JERUSALEM — At least one rocket fired from the Sinai Peninsula in Egypt struck the southern Israeli resort city of Eilat overnight, causing alarm but no injuries, police officials said on Thursday.
Residents reported hearing several explosions shortly after midnight, and bomb-disposal experts located one rocket that fell in an open area close to buildings in a residential neighborhood.
Israeli security officials have been warning for some time about a growing threat from Sinai. They point to an erosion of Egyptian authority there, particularly in the year since the Egyptian revolution, and to increased efforts by Palestinian militant groups emanating from Gaza to use the vast expanses of desert as a staging ground for a new front against Israel. The rocket attack came just before the Passover holiday, traditionally one of the busiest seasons in Eilat, which is popular with Israeli and foreign tourists.
Prime Minister Benjamin Netanyahu said on Thursday that the Sinai Peninsula “has become a terrorism zone.”
“We are dealing with this. We are building a security fence, but it will not stop missiles,” he said. He added, “We will strike at those who attack us.”
Last August, eight Israelis were killed in a cross-border terrorist attack when gunmen and bombers ambushed a bus and several vehicles on a road just north of Eilat. The attackers’ identities were never established, but Israel blamed a small Palestinian militant group, the Popular Resistance Committees, based in Gaza, for the attack.
In August 2010, a number of rockets were fired from Sinai toward Eilat. One landed across the Jordanian border, striking the Red Sea resort of Aqaba and killing a Jordanian taxi driver.
An Israeli airstrike on Gaza last month killed the leader of the Popular Resistance Committees and his assistant. The military described the killings as a pre-emptive strike timed to thwart another attack being planned against Israelis from across the Egyptian border.
Israel is now rushing to complete a 150-mile, 16-foot-tall steel border fence that will stretch all the way from Eilat up to Gaza.
The unrest comes at a time when Israel’s 30-year peace with Egypt is under strain, after the ouster of President Hosni Mubarak, a former staunch Israeli ally, and the rise of Islamist political forces in Cairo. Israeli officials say that militant groups backed by Iran are trying to undermine Israeli-Egyptian relations further, perhaps by trying to drag Israel into the Sinai Peninsula, and that their actions could have strategic consequences.
“The Popular Resistance Committees is small, but it is financed by Iran,” Amos Gilad, a senior Israeli defense official, said this week.
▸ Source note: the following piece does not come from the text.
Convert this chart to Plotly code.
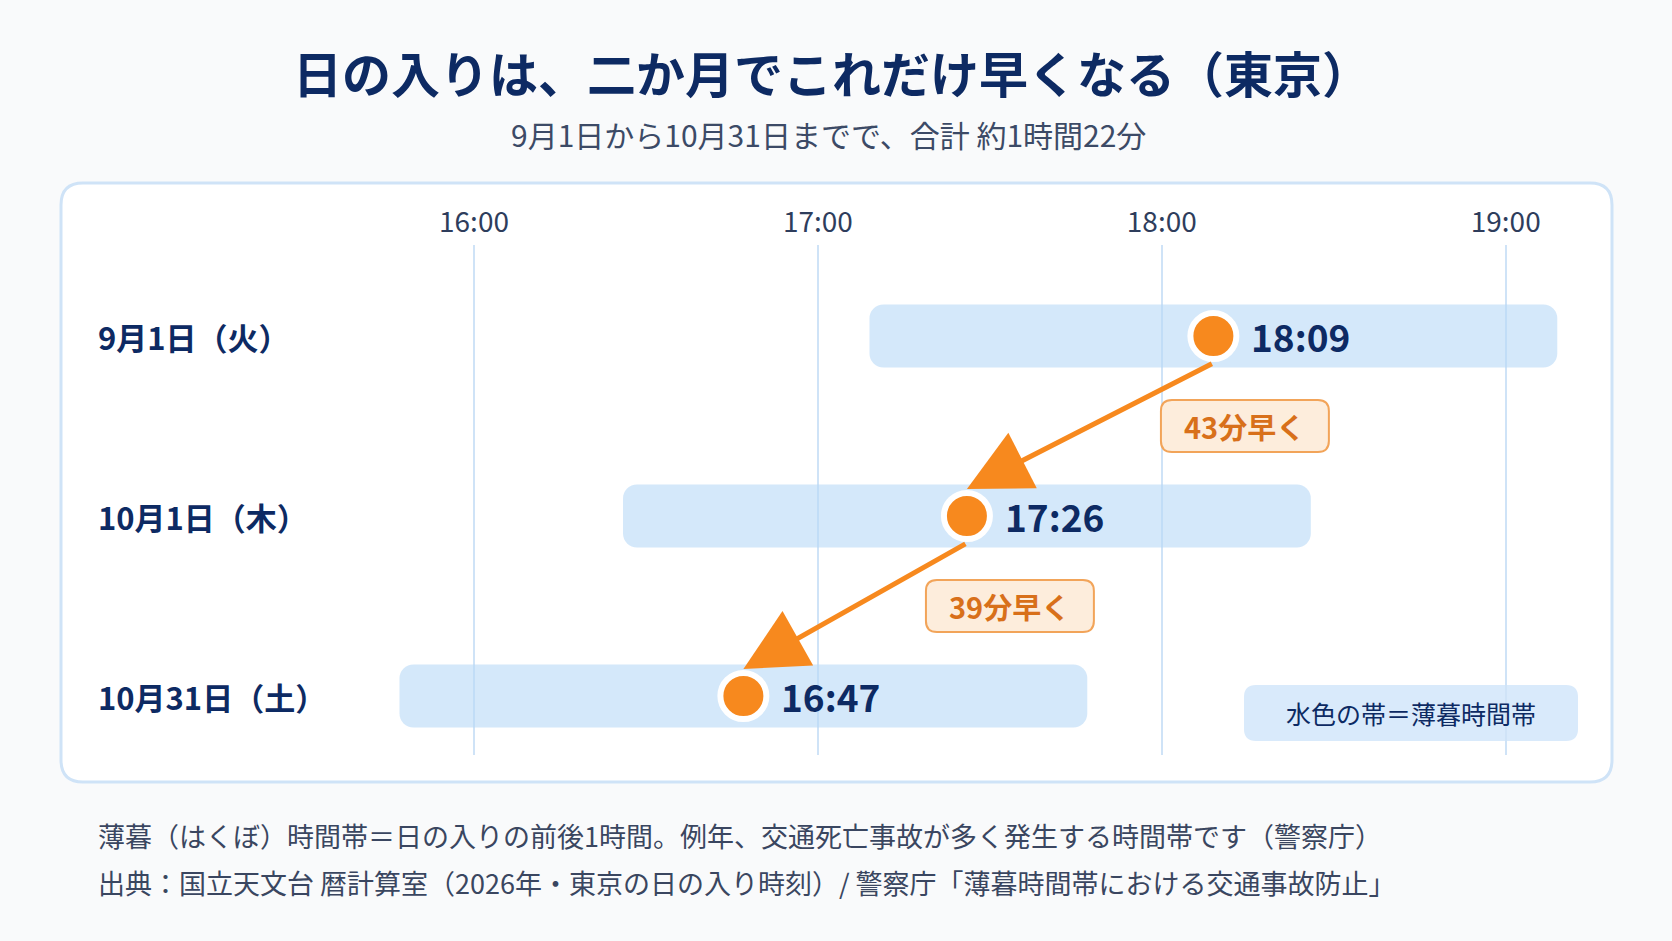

Briefing diplomats and reporters at the Jerusalem Center for Public Affairs, a research institute, Mr. Gilad said that aside from wanting to kill Israelis, “they want to complicate our relations with Egypt. This is their main goal.”
After the cross-border attack in August, Israeli forces killed three of the assailants who had crossed into Israeli territory, and five Egyptian officers were accidentally killed by Israeli security forces as they chased down the attackers. Enraged Egyptians then ransacked the Israeli Embassy in Cairo.